May 14th, 2016 · No Comments · Hope Ranch Real Estate, Montecito Real Estate, Real Estate Scams, Santa Barbara Real Estate


Unfortunately we live in a day and age where fraud has become a fact of life. Scams in real estate can vary from mortgage fraud to hackers breaking into real estate and title agents emails.  Criminals seem to come up with new scams every day. Before transferring funds during a transaction take a moment and check directly – using a verified phone number – to that professional the funds are being transferred to. Your vigilance can make all the difference.

In the Santa Barbara News Press’s Sunday House and Home magazine a reader asked realtor and columnist Marsha Gray recently, “My elderly mother has owned her home here in Santa Barbara for decades. Ten years ago she took out an equity loan for needed repairs on the house. She’s current with her payments and isn’t struggling. She’s been receiving phone calls from a gentleman who claims there is a government program that forgives Second Mortgages for seniors. He’s pressing her to meet and sign documents to get the process started. It sounds like a scam to me, but she won’t stop talking to him because “he’s so nice.” What do you think? Marsha responded, “Yes it sounds like a predatory scam on an elderly person,  contact the Police.”
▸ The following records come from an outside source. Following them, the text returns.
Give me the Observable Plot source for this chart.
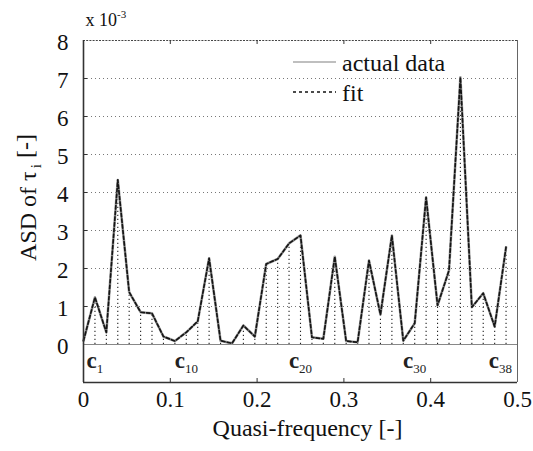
<!DOCTYPE html>
<html><head><meta charset="utf-8">
<script src="https://cdn.jsdelivr.net/npm/d3@7"></script>
<script src="https://cdn.jsdelivr.net/npm/@observablehq/plot@0.6"></script>
<style>html,body{margin:0;padding:0;background:#fff}svg{display:block}</style>
</head><body><div id="chart"></div>
<script>
// Coefficient index c_i, its quasi-frequency, and the ASD values (x 10^-3)
const coefIndex = [1,2,3,4,5,6,7,8,9,10,11,12,13,14,15,16,17,18,19,20,21,22,23,24,25,26,27,28,29,30,31,32,33,34,35,36,37,38];
const quasiFreq = [0,0.0132,0.0263,0.0395,0.0526,0.0658,0.0789,0.0921,0.1053,0.1184,0.1316,0.1447,0.1579,0.1711,0.1842,0.1974,0.2105,0.2237,0.2368,0.25,0.2632,0.2763,0.2895,0.3026,0.3158,0.3289,0.3421,0.3553,0.3684,0.3816,0.3947,0.4079,0.4211,0.4342,0.4474,0.4605,0.4737,0.4868];
const actualData = [0.10,1.24,0.32,4.33,1.38,0.85,0.82,0.21,0.09,0.32,0.61,2.27,0.10,0.03,0.50,0.21,2.12,2.25,2.66,2.87,0.19,0.15,2.31,0.09,0.06,2.21,0.79,2.87,0.10,0.56,3.87,1.03,1.95,7.03,0.98,1.35,0.47,2.56];
const fitData    = [0.10,1.24,0.32,4.33,1.38,0.85,0.82,0.21,0.09,0.32,0.61,2.27,0.10,0.03,0.50,0.21,2.12,2.25,2.66,2.87,0.19,0.15,2.31,0.09,0.06,2.21,0.79,2.87,0.10,0.56,3.87,1.03,1.95,7.03,0.98,1.35,0.47,2.56];

const xTickValues = [0, 0.1, 0.2, 0.3, 0.4, 0.5];
const xTickLabels = ["0", "0.1", "0.2", "0.3", "0.4", "0.5"];
const yTickValues = [0, 1, 2, 3, 4, 5, 6, 7, 8];
const yTickLabels = ["0", "1", "2", "3", "4", "5", "6", "7", "8"];
const labeledCoefsMiddle = [10, 20, 30];
const labeledCoefFirst = [1];
const labeledCoefLast = [38];
const legendLabels = ["actual data", "fit"];
const xTitle = "Quasi-frequency [-]";
const yTitle = "ASD of τ_i [-]";
const scaleNote = "x 10^-3";

const rows = coefIndex.map((c, i) => ({c, f: quasiFreq[i], asd: actualData[i], fit: fitData[i]}));
const freqOf = c => quasiFreq[coefIndex.indexOf(c)];
const innerX = xTickValues.slice(1, -1);
const innerY = yTickValues.slice(1, -1);
const serif = "'Liberation Serif', 'Times New Roman', serif";

const svg = Plot.plot({
  width: 533, height: 451,
  marginLeft: 83, marginRight: 16, marginTop: 40, marginBottom: 69,
  x: {domain: [0, 0.5], axis: null},
  y: {domain: [-1, 8], axis: null},
  style: {fontFamily: serif, background: "#fff", color: "#111"},
  marks: [
    Plot.ruleY(innerY, {y: d => d, stroke: "#777", strokeDasharray: "1,3", strokeWidth: 1}),
    Plot.ruleY([0], {y: d => d, stroke: "#888", strokeWidth: 1}),
    Plot.ruleX(rows, {x: "f", y1: 0, y2: "asd", stroke: "#222", strokeWidth: 1.1, strokeDasharray: "1.2,2.8"}),
    Plot.line(rows, {x: "f", y: "asd", stroke: "#a0a0a0", strokeWidth: 2.6}),
    Plot.line(rows, {x: "f", y: "fit", stroke: "#151515", strokeWidth: 1.7, strokeDasharray: "3.5,2.2"}),
    // frame
    Plot.ruleY([8], {y: d => d, stroke: "#444", strokeWidth: 1, strokeDasharray: "2,1.2"}),
    Plot.ruleX([0.5], {x: d => d, stroke: "#666", strokeWidth: 1}),
    Plot.ruleX([0], {x: d => d, stroke: "#333", strokeWidth: 1.6}),
    Plot.ruleY([-1], {y: d => d, stroke: "#333", strokeWidth: 1.6}),
    // inward ticks
    Plot.ruleX(innerX, {x: d => d, y1: -1, y2: -1, insetTop: -4, stroke: "#333"}),
    Plot.ruleX(innerX, {x: d => d, y1: 8, y2: 8, insetBottom: -4, stroke: "#333"}),
    Plot.ruleY(innerY, {y: d => d, x1: 0, x2: 0, insetRight: -4, stroke: "#333"}),
    // tick labels
    Plot.text(xTickValues, {x: d => d, text: (d, i) => xTickLabels[i], frameAnchor: "bottom", lineAnchor: "middle", textAnchor: "middle", dy: 17, fontSize: 23, fill: "#111"}),
    Plot.text(yTickValues, {y: d => d, text: (d, i) => yTickLabels[i], frameAnchor: "left", lineAnchor: "middle", textAnchor: "end", dx: -15, dy: 2, fontSize: 23, fill: "#111"}),
    // coefficient labels
    Plot.text(labeledCoefsMiddle, {x: d => freqOf(d), text: d => "c" + d, frameAnchor: "bottom", lineAnchor: "middle", textAnchor: "middle", dy: -22, fontSize: 23, fontWeight: "bold", fill: "#222"}),
    Plot.text(labeledCoefFirst, {x: d => freqOf(d), text: d => "c" + d, frameAnchor: "bottom", lineAnchor: "middle", textAnchor: "start", dx: 3, dy: -22, fontSize: 23, fontWeight: "bold", fill: "#222"}),
    Plot.text(labeledCoefLast, {x: d => freqOf(d), text: d => "c" + d, frameAnchor: "bottom", lineAnchor: "middle", textAnchor: "end", dx: 6, dy: -22, fontSize: 23, fontWeight: "bold", fill: "#222"}),
    // titles
    Plot.text([xTitle], {text: d => d, frameAnchor: "bottom", lineAnchor: "middle", textAnchor: "middle", dx: 7, dy: 46, fontSize: 24, fill: "#111"}),
    Plot.text([yTitle], {text: d => d, frameAnchor: "left", lineAnchor: "middle", textAnchor: "middle", rotate: -90, dx: -55, dy: -14, fontSize: 24, fill: "#111"}),
    Plot.text([scaleNote], {text: d => d, frameAnchor: "top-left", lineAnchor: "middle", textAnchor: "start", dx: 2, dy: -20, fontSize: 18, fill: "#111"})
  ]
});

const NS = "http://www.w3.org/2000/svg";
function span(txt, attrs) {
  const s = document.createElementNS(NS, "tspan");
  for (const k in attrs) s.setAttribute(k, attrs[k]);
  s.textContent = txt;
  return s;
}
svg.querySelectorAll("text").forEach(t => {
  const s = t.textContent;
  let m = s.match(/^c(\d+)$/);
  if (m) {
    t.textContent = "c";
    t.appendChild(span(m[1], {"font-size": 13, "font-weight": "normal", dy: "0.38em"}));
    return;
  }
  if (s === yTitle) {
    const [a, b] = s.split("_");
    t.textContent = a;
    t.appendChild(span(b[0], {"font-size": 15, dy: "0.3em", dx: 3}));
    t.appendChild(span(b.slice(1), {dy: "-0.3em"}));
    return;
  }
  if (s === scaleNote) {
    const [a, b] = s.split("^");
    t.textContent = a;
    t.appendChild(span(b, {"font-size": 11, dy: "-0.75em"}));
  }
});

// legend
const lg = d3.select(svg).append("g").attr("font-family", serif).attr("font-size", 24).attr("fill", "#111").attr("text-anchor", "start");
const legendStyles = [
  {stroke: "#aaa", width: 1.6, dash: null},
  {stroke: "#111", width: 1.6, dash: "3,3"}
];
legendLabels.forEach((lab, i) => {
  const y = 62 + i * 30;
  const st = legendStyles[i];
  const ln = lg.append("line").attr("x1", 293).attr("x2", 336).attr("y1", y).attr("y2", y)
    .attr("stroke", st.stroke).attr("stroke-width", st.width);
  if (st.dash) ln.attr("stroke-dasharray", st.dash);
  lg.append("text").attr("x", 342).attr("y", y + 1).attr("dy", "0.32em").attr("text-anchor", "start").text(lab);
});

document.getElementById("chart").appendChild(svg);
</script>
</body></html>
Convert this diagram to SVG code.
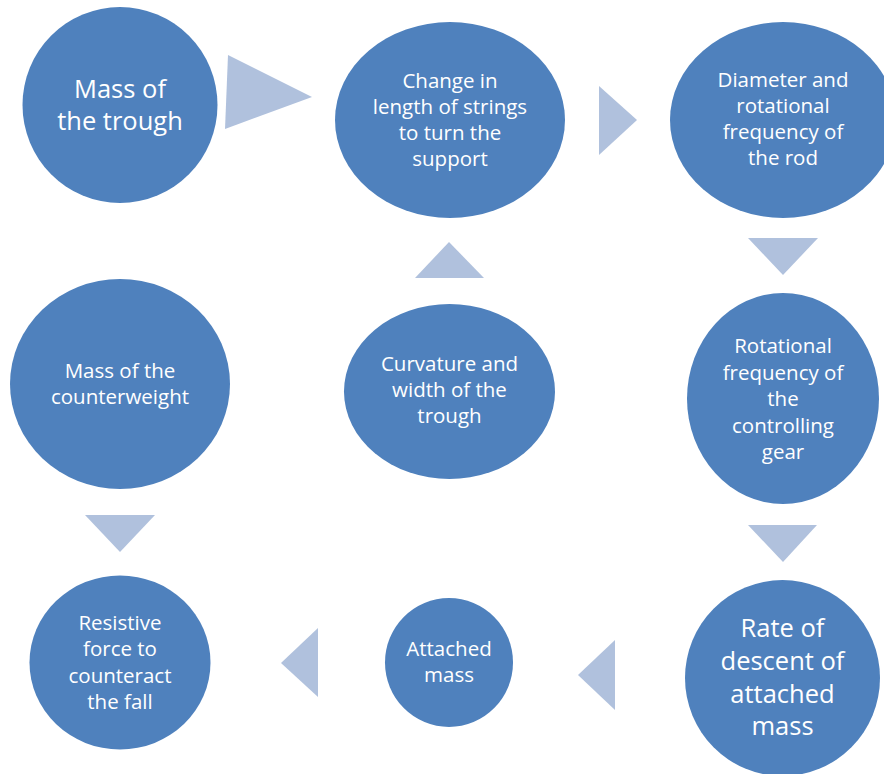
<svg xmlns="http://www.w3.org/2000/svg" width="884" height="774" viewBox="0 0 884 774">
<style>
.node{fill:#4F81BD;}
.arrow{fill:#B0C1DD;}
text{font-family:"Open Sans","Noto Sans","DejaVu Sans",sans-serif;fill:#FFFFFF;text-anchor:middle;}
.m{font-size:20.5px;}
.l{font-size:25.5px;}
</style>
<rect width="884" height="774" fill="#FFFFFF"/>
<g id="connectors">
<polygon class="arrow" points="228,55 225,129 312,97"/>
<polygon class="arrow" points="599,86 599,155 637,120"/>
<polygon class="arrow" points="748,238 818,238 783,275"/>
<polygon class="arrow" points="748,525 817,525 783,562"/>
<polygon class="arrow" points="615,640 615,710 578,675"/>
<polygon class="arrow" points="318,628 318,697 281,663"/>
<polygon class="arrow" points="85,515 155,515 120,552"/>
<polygon class="arrow" points="415,278 484,278 449,242"/>
</g>
<g id="node-mass-trough">
<ellipse class="node" cx="120" cy="105" rx="97.5" ry="98"/>
<text class="l" x="120" y="98">Mass of</text>
<text class="l" x="120" y="130">the trough</text>
</g>
<g id="node-change-length">
<ellipse class="node" cx="450" cy="120" rx="115" ry="98"/>
<text class="m" x="450" y="88">Change in</text>
<text class="m" x="450" y="114">length of strings</text>
<text class="m" x="450" y="140">to turn the</text>
<text class="m" x="450" y="166">support</text>
</g>
<g id="node-diameter">
<ellipse class="node" cx="783" cy="120" rx="113" ry="98"/>
<text class="m" x="783" y="87">Diameter and</text>
<text class="m" x="783" y="113">rotational</text>
<text class="m" x="783" y="139">frequency of</text>
<text class="m" x="783" y="165">the rod</text>
</g>
<g id="node-rotational-gear">
<ellipse class="node" cx="783" cy="398.5" rx="96" ry="105.5"/>
<text class="m" x="783" y="353">Rotational</text>
<text class="m" x="783" y="380">frequency of</text>
<text class="m" x="783" y="406">the</text>
<text class="m" x="783" y="433">controlling</text>
<text class="m" x="783" y="459">gear</text>
</g>
<g id="node-rate-descent">
<ellipse class="node" cx="782.5" cy="678" rx="97.5" ry="98"/>
<text class="l" x="782.5" y="637">Rate of</text>
<text class="l" x="782.5" y="670">descent of</text>
<text class="l" x="782.5" y="703">attached</text>
<text class="l" x="782.5" y="735">mass</text>
</g>
<g id="node-attached-mass">
<ellipse class="node" cx="449" cy="662.5" rx="64" ry="64.5"/>
<text class="m" x="449" y="656">Attached</text>
<text class="m" x="449" y="682">mass</text>
</g>
<g id="node-resistive-force">
<ellipse class="node" cx="120" cy="662.5" rx="90.5" ry="87"/>
<text class="m" x="120" y="630">Resistive</text>
<text class="m" x="120" y="656">force to</text>
<text class="m" x="120" y="683">counteract</text>
<text class="m" x="120" y="709">the fall</text>
</g>
<g id="node-counterweight">
<ellipse class="node" cx="120" cy="384" rx="110" ry="105"/>
<text class="m" x="120" y="378">Mass of the</text>
<text class="m" x="120" y="404">counterweight</text>
</g>
<g id="node-curvature">
<ellipse class="node" cx="449.5" cy="391.5" rx="105.5" ry="87.5"/>
<text class="m" x="449.5" y="371">Curvature and</text>
<text class="m" x="449.5" y="397">width of the</text>
<text class="m" x="449.5" y="423">trough</text>
</g>
</svg>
One of the latest scams is criminals hacking into real estate agents or other persons involved in a real estate transaction’s email accounts.  The hacker is able to learn client’s names and Escrow and Title Company information including closing dates, the release of earnest monies when a sale is canceled, and the seller’s proceeds from a sale. The hacker tracks the escrow and at the appropriate time sends false wiring instructions. Buyers should always verify with the Escrow and Title Companies directly before wiring any funds. Attorneys, escrow agents, real estate agents, and title agents have all been targeted in these scams.

Do not let your guard down. Unfortunately these days you need to start with the assumption that any email in your in-box could be a targeted attack from a criminal. If it sounds to good to be true…

Lastly, always buy Title Insurance when you purchase a property. This insures you that you’re buying the property from the right party. Unfortunately there have been more than a few examples of people selling homes they don’t own. One example is (and the names have been changed here) John Smith in Northern California took off for Europe for a year and left John Smith Jr. at home. After they left Junior listed his Dad’s property for sale. Junior sold it and left town.  Having the same name as his dad everything appeared fine. When Dad returned from Europe he was shocked to find strangers living in his house.  The Title Company took responsibility and the buyers were returned their money and Mr. Brown moved back into his property.  What happened to Junior is anyone’s guess. This isn’t the stuff of real estate folklore – unfortunately it’s true. Whenever possible it’s probably best to err on the side of caution.